Description of the task
Each line from the one containing "Clone this chart" through the one containing "const prevUnfavorable = [64, 27];" must be echoed exactly, endpoints included, and every other line omitted.

Listing
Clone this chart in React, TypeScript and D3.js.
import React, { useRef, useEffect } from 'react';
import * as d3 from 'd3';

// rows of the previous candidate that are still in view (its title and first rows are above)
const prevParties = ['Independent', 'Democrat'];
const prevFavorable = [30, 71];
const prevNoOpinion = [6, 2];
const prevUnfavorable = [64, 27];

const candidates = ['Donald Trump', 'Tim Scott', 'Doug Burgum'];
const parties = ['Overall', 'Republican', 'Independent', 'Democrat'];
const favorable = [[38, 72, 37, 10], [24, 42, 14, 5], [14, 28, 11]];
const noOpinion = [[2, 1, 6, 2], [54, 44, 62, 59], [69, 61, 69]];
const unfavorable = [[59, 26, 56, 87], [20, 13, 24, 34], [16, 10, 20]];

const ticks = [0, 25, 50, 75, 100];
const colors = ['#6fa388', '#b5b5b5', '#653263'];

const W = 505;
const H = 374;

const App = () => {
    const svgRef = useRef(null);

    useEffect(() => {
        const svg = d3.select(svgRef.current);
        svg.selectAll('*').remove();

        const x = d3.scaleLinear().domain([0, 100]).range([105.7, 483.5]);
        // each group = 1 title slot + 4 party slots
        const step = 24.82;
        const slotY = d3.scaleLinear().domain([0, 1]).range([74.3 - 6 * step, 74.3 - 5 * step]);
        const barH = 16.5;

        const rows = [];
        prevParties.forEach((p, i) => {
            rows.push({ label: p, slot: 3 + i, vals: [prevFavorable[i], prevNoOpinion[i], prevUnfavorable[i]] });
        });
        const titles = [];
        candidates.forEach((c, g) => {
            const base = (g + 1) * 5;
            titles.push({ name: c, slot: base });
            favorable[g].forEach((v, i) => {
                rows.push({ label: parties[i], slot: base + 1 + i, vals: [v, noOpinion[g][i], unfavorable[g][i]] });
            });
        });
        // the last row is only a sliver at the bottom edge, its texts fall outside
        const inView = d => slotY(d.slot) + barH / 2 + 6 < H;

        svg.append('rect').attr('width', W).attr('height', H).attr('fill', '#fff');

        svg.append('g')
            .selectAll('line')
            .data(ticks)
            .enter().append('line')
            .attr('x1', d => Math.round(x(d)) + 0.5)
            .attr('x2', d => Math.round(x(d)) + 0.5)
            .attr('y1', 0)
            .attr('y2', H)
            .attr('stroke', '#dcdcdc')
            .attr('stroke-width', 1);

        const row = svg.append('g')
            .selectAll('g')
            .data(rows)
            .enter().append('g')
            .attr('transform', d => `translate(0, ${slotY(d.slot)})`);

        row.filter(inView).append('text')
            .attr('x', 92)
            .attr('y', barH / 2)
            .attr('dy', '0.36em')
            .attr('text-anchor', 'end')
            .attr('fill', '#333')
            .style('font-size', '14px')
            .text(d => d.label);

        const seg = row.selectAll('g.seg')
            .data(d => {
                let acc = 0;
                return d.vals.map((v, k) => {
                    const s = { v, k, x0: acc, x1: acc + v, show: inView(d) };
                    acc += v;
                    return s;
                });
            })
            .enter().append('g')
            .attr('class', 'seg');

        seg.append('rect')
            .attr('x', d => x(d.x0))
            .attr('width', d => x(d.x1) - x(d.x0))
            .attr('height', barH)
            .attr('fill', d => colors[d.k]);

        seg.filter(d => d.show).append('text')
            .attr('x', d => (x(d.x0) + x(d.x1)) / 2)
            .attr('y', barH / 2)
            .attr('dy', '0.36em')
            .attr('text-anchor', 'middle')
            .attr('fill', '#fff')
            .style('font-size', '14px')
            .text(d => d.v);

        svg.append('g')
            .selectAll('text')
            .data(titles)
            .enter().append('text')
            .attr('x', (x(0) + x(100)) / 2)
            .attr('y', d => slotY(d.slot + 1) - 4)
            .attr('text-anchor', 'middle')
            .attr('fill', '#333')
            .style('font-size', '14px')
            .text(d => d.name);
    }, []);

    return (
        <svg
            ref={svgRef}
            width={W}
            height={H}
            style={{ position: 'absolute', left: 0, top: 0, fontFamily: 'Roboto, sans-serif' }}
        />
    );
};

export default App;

* * *

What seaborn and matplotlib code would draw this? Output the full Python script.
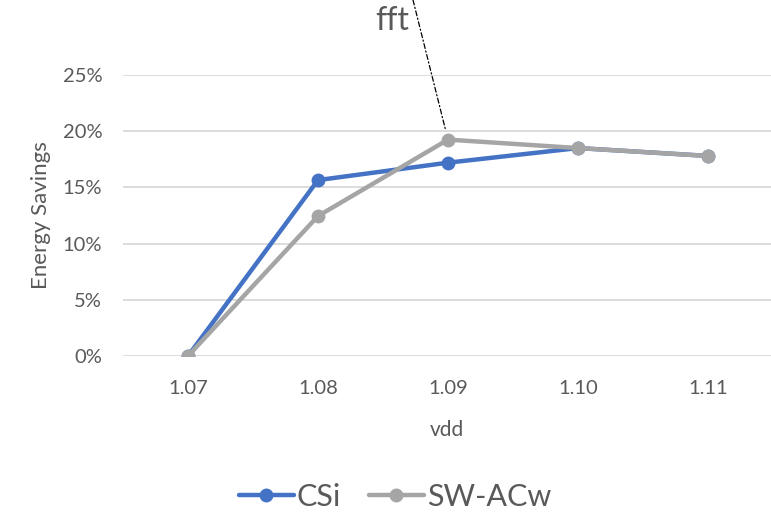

Task solution
Clone this chart in React, TypeScript and D3.js.
import React, { useRef, useEffect } from 'react';
import * as d3 from 'd3';

// rows of the previous candidate that are still in view (its title and first rows are above)
const prevParties = ['Independent', 'Democrat'];
const prevFavorable = [30, 71];
const prevNoOpinion = [6, 2];
const prevUnfavorable = [64, 27];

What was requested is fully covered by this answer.